Died. Evelyn John St. Loe Strachey, 61, prolific British Labor M.P., a suave, beaky Etonian who left his father's paper, the conservative Spectator, to dally with fascism, then Communism, and finally settle down a little left of center, becoming Minister of Food in the postwar Labor government, imposing much-hated bread rationing and undertaking the ill-fated $100 million "groundnut" scheme, but was nevertheless one of his party's ablest thinkers; of a heart attack; in London.
Died. Walter Louis Hakanson, 64, Denver Y.M.C.A. executive, who in 1932 coined the name "softball" and wrote the first national rules for a game that was invented in 1895 by a Minneapolis fireman (he called it "kitten-ball"), but which never caught on until the Depression, when millions of unemployed found it a way to pass their time; after a long illness; in Denver.
Died. Archbishop Gerald Patrick O'Hara, 68, Pennsylvania-born Roman Catholic delegate to Britain and longtime (1935-59) Bishop of Savannah, a liberal who was a leader in church efforts to improve U.S. race relations, went on to become one of the Vatican's most effective diplomats abroad, serving in Communist Rumania (from which he was expelled in 1950 on trumped-up charges), then as papal nuncio to Ireland before moving in 1954 to London; of a heart attack; in Wimbledon.
Died.

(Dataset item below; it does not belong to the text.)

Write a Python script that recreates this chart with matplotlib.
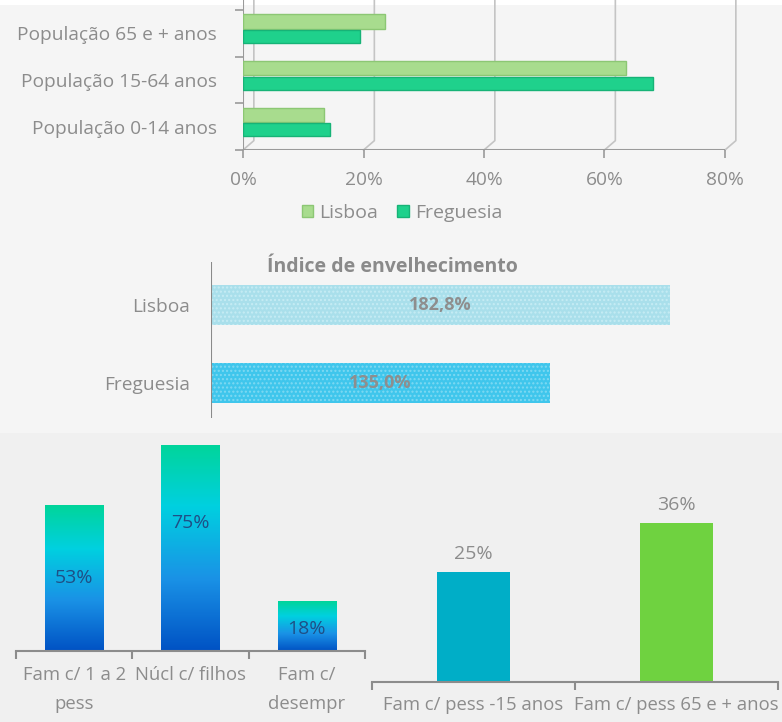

Major General Henry Clay Hodges, 103, West Point's oldest alumnus (class of '81), who was born on the frontier, was appointed to the Military Academy by Ulysses S. Grant, campaigned against Comanches on the Pecos, Moro rebels in the Philippines, Pancho Villa in Mexico, and led his 39th Division to France in World War I, before retiring in 1920 to an old soldier's place of honor at every West Point graduation since then except two; in Stamford, Conn.